(Records from a dataset)
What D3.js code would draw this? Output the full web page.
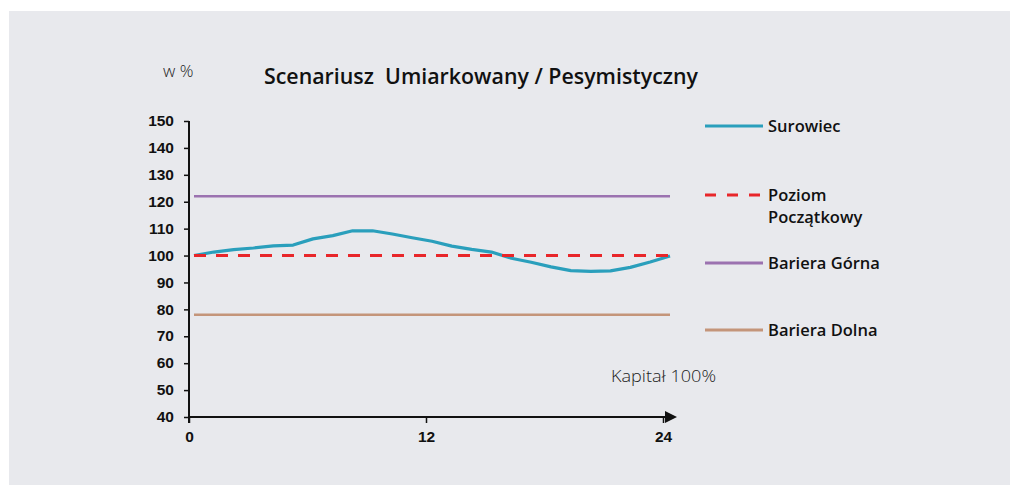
<!DOCTYPE html>
<html lang="pl">
<head>
<meta charset="UTF-8">
<title>Scenariusz Umiarkowany / Pesymistyczny</title>
<script src="https://d3js.org/d3.v7.min.js"></script>
<style>
    body { margin: 0; background: #fff; }
    svg { display: block; font-family: "Open Sans", Roboto, sans-serif; }
    .tick text { font-size: 15.5px; font-weight: 600; fill: #111; }
    .legend text { font-size: 16.5px; font-weight: 600; fill: #111; }
</style>
</head>
<body>
<svg width="1010" height="485"></svg>
<script>
    // dane
    var months = d3.range(0, 25);
    var surowiec = [100, 101.3, 102.2, 102.8, 103.6, 103.9, 106.2, 107.4, 109.2, 109.2,
                    108.0, 106.6, 105.3, 103.5, 102.3, 101.3, 99.0, 97.5, 95.8, 94.4,
                    94.1, 94.3, 95.6, 97.6, 99.8];
    var poziomPoczatkowy = 100;
    var barieraGorna = 122;
    var barieraDolna = 78;
    var yTicks = [40, 50, 60, 70, 80, 90, 100, 110, 120, 130, 140, 150];
    var xTicks = [0, 12, 24];

    var svg = d3.select("svg");

    // tło
    svg.append("rect")
        .attr("x", 9).attr("y", 11)
        .attr("width", 1001).attr("height", 474)
        .attr("fill", "#e8e9ed");

    var x = d3.scaleLinear().domain([0, 24]).range([189, 663]);
    var xLine = d3.scaleLinear().domain([0, 24]).range([194, 670]);
    var y = d3.scaleLinear().domain([40, 150]).range([417, 121]);

    // oś Y
    var yAxis = svg.append("g")
        .attr("transform", "translate(189,0)")
        .call(d3.axisLeft(y).tickValues(yTicks).tickSize(5).tickPadding(10));
    yAxis.select(".domain").attr("stroke", "#111").attr("stroke-width", 2)
        .attr("d", "M0," + y(150) + "V" + (y(40) + 6));
    yAxis.selectAll(".tick line").attr("stroke", "#111").attr("stroke-width", 1.5);
    yAxis.selectAll(".tick text").attr("dy", "0.3em");

    // oś X ze strzałką
    svg.append("defs").append("marker")
        .attr("id", "arrow")
        .attr("viewBox", "0 -5 10 10")
        .attr("refX", 0).attr("refY", 0)
        .attr("markerWidth", 12).attr("markerHeight", 12)
        .attr("markerUnits", "userSpaceOnUse")
        .attr("orient", "auto")
        .append("path")
        .attr("d", "M0,-5L10,0L0,5Z")
        .attr("fill", "#111");
    svg.append("line")
        .attr("x1", 189).attr("x2", 665)
        .attr("y1", y(40)).attr("y2", y(40))
        .attr("stroke", "#111").attr("stroke-width", 2)
        .attr("marker-end", "url(#arrow)");

    var xAxis = svg.append("g")
        .attr("transform", "translate(0," + y(40) + ")")
        .call(d3.axisBottom(x).tickValues(xTicks).tickSize(6).tickPadding(8));
    xAxis.select(".domain").remove();
    xAxis.selectAll(".tick line").attr("stroke", "#111").attr("stroke-width", 1.5);

    // linie poziome
    function hline(v, color, width, dash) {
        var l = svg.append("line")
            .attr("x1", xLine(0)).attr("x2", xLine(24))
            .attr("y1", y(v)).attr("y2", y(v))
            .attr("stroke", color).attr("stroke-width", width);
        if (dash) l.attr("stroke-dasharray", dash);
        return l;
    }
    hline(barieraGorna, "#9b72b0", 2.5);
    hline(barieraDolna, "#c4957a", 2.5);

    // Surowiec
    var line = d3.line()
        .x(function(d, i) { return xLine(months[i]); })
        .y(function(d) { return y(d); });
    svg.append("path")
        .datum(surowiec)
        .attr("d", line)
        .attr("fill", "none")
        .attr("stroke", "#2a9fbc")
        .attr("stroke-width", 3.2)
        .attr("stroke-linejoin", "round");

    hline(poziomPoczatkowy, "#e8262a", 3, "12,10");

    // tytuł i opisy
    svg.append("text")
        .attr("x", 264).attr("y", 84)
        .attr("font-size", 21).attr("font-weight", 600)
        .attr("fill", "#111")
        .style("white-space", "pre")
        .attr("textLength", 434)
        .attr("lengthAdjust", "spacingAndGlyphs")
        .text("Scenariusz  Umiarkowany / Pesymistyczny");

    svg.append("text")
        .attr("x", 163).attr("y", 77)
        .attr("font-size", 17).attr("font-weight", 300)
        .attr("fill", "#222")
        .text("w %");

    svg.append("text")
        .attr("x", 611).attr("y", 382)
        .attr("font-size", 17).attr("font-weight", 300)
        .attr("fill", "#222")
        .attr("textLength", 105)
        .attr("lengthAdjust", "spacingAndGlyphs")
        .text("Kapitał 100%");

    // legenda
    var legend = [
        {name: ["Surowiec"], color: "#2a9fbc", width: 3.2, dash: null, y: 126},
        {name: ["Poziom", "Początkowy"], color: "#e8262a", width: 3, dash: "11,11", y: 195},
        {name: ["Bariera Górna"], color: "#9b72b0", width: 3, dash: null, y: 263},
        {name: ["Bariera Dolna"], color: "#c4957a", width: 3, dash: null, y: 330}
    ];
    var lg = svg.append("g").attr("class", "legend")
        .selectAll("g")
        .data(legend)
        .enter()
        .append("g")
        .attr("transform", function(d) { return "translate(705," + d.y + ")"; });
    lg.append("line")
        .attr("x1", 0).attr("x2", 58)
        .attr("stroke", function(d) { return d.color; })
        .attr("stroke-width", function(d) { return d.width; })
        .attr("stroke-dasharray", function(d) { return d.dash; });
    lg.each(function(d) {
        var t = d3.select(this).append("text").attr("x", 63).attr("y", 6);
        d.name.forEach(function(s, i) {
            t.append("tspan").attr("x", 63).attr("dy", i === 0 ? 0 : 22).text(s);
        });
    });
</script>
</body>
</html>
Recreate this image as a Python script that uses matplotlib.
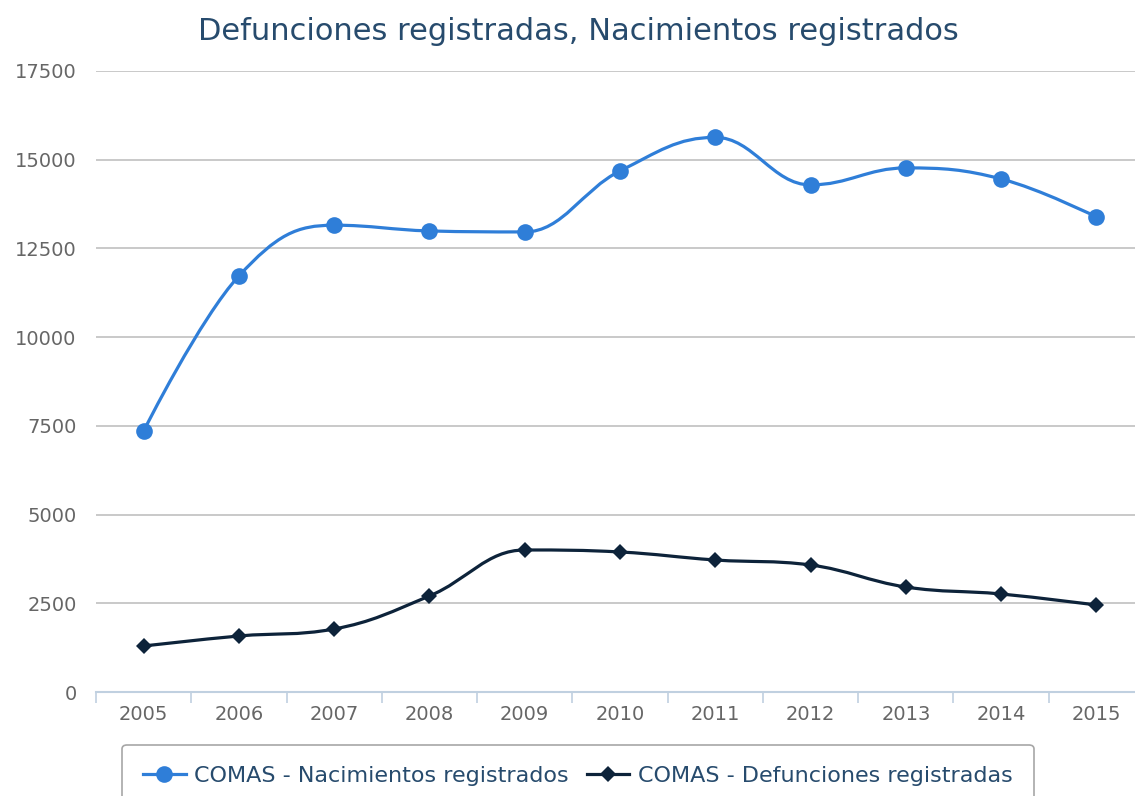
import numpy as np
import matplotlib
matplotlib.use("Agg")
import matplotlib.pyplot as plt
from matplotlib.path import Path
from matplotlib.patches import PathPatch
from matplotlib.lines import Line2D

# Years on the category axis
YEARS = ["2005", "2006", "2007", "2008", "2009", "2010",
         "2011", "2012", "2013", "2014", "2015"]

# COMAS - Nacimientos registrados
NACIMIENTOS = [7356, 11725, 13155, 12993, 12965, 14684,
               15630, 14290, 14769, 14459, 13388]

# COMAS - Defunciones registradas
DEFUNCIONES = [1296, 1578, 1776, 2706, 4002, 3946,
               3720, 3579, 2959, 2762, 2452]

BLUE = "#2f7ed8"
DARK = "#0d233a"
TITLE_COLOR = "#274b6d"
LABEL_COLOR = "#666666"


def spline_path(xs, ys, smoothing=1.5):
    # Highcharts-style spline: cubic bezier segments between the data points
    denom = smoothing + 1
    n = len(xs)
    right = [None] * n
    verts = [(xs[0], ys[0])]
    codes = [Path.MOVETO]
    for i in range(1, n):
        px, py = xs[i], ys[i]
        lx, ly = xs[i - 1], ys[i - 1]
        left_c = (px, py)
        if i < n - 1:
            nx, ny = xs[i + 1], ys[i + 1]
            lcx = (smoothing * px + lx) / denom
            lcy = (smoothing * py + ly) / denom
            rcx = (smoothing * px + nx) / denom
            rcy = (smoothing * py + ny) / denom
            corr = 0
            if rcx != lcx:
                corr = (rcy - lcy) * (rcx - px) / (rcx - lcx) + py - rcy
            lcy += corr
            rcy += corr
            if lcy > ly and lcy > py:
                lcy = max(ly, py)
                rcy = 2 * py - lcy
            elif lcy < ly and lcy < py:
                lcy = min(ly, py)
                rcy = 2 * py - lcy
            if rcy > ny and rcy > py:
                rcy = max(ny, py)
                lcy = 2 * py - rcy
            elif rcy < ny and rcy < py:
                rcy = min(ny, py)
                lcy = 2 * py - rcy
            left_c = (lcx, lcy)
            right[i] = (rcx, rcy)
        start_c = right[i - 1] if right[i - 1] is not None else (lx, ly)
        verts += [start_c, left_c, (px, py)]
        codes += [Path.CURVE4] * 3
    return Path(verts, codes)


fig = plt.figure(figsize=(11.35, 7.96), dpi=100)
ax = fig.add_axes([96 / 1135, 104 / 796, 1048 / 1135, 621 / 796])

x = np.arange(len(YEARS))

for vals, color, marker, ms in [(NACIMIENTOS, BLUE, "o", 12),
                                (DEFUNCIONES, DARK, "D", 8.5)]:
    ax.add_patch(PathPatch(spline_path(x, vals), facecolor="none",
                           edgecolor=color, lw=2.3, zorder=3,
                           capstyle="round", joinstyle="round"))
    ax.plot(x, vals, linestyle="none", marker=marker, markersize=ms,
            color=color, markeredgewidth=0, zorder=4)

ax.set_xlim(-0.5, len(YEARS) - 0.5)
ax.set_ylim(0, 17500)
ax.set_yticks(np.arange(0, 17501, 2500))
ax.yaxis.grid(True, color="#c0c0c0", lw=1.2)
ax.set_axisbelow(True)

ax.set_xticks(x)
ax.set_xticklabels(YEARS)
ax.set_xticks(np.arange(-0.5, len(YEARS), 1), minor=True)
ax.tick_params(axis="x", which="major", length=0, pad=9,
               labelsize=14, labelcolor=LABEL_COLOR)
ax.tick_params(axis="x", which="minor", length=8, width=1.2,
               color="#c0d0e0", direction="out")
ax.tick_params(axis="y", length=0, pad=14, labelsize=14,
               labelcolor=LABEL_COLOR)

for side in ["top", "right", "left"]:
    ax.spines[side].set_visible(False)
ax.spines["bottom"].set_color("#c0d0e0")
ax.spines["bottom"].set_linewidth(1.5)

fig.text(578 / 1135, 1 - 31 / 796,
         "Defunciones registradas, Nacimientos registrados",
         ha="center", va="center", fontsize=22, color=TITLE_COLOR)

handles = [
    Line2D([], [], color=BLUE, lw=2.3, marker="o", markersize=12,
           markeredgewidth=0),
    Line2D([], [], color=DARK, lw=2.3, marker="D", markersize=8.5,
           markeredgewidth=0),
]
leg = fig.legend(handles,
                 ["COMAS - Nacimientos registrados",
                  "COMAS - Defunciones registradas"],
                 loc="upper center", bbox_to_anchor=(578 / 1135, 51 / 796),
                 ncol=2, fontsize=16, frameon=True, fancybox=True,
                 edgecolor="#909090", handlelength=1.9, handletextpad=0.4,
                 columnspacing=0.8, borderpad=0.95, borderaxespad=0.0)
for t in leg.get_texts():
    t.set_color(TITLE_COLOR)
leg.get_frame().set_linewidth(1.2)

fig.savefig("out.png", dpi=100)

* _What you will do_
Give nothing but the number of lines containing the string "script".

* _The output_
4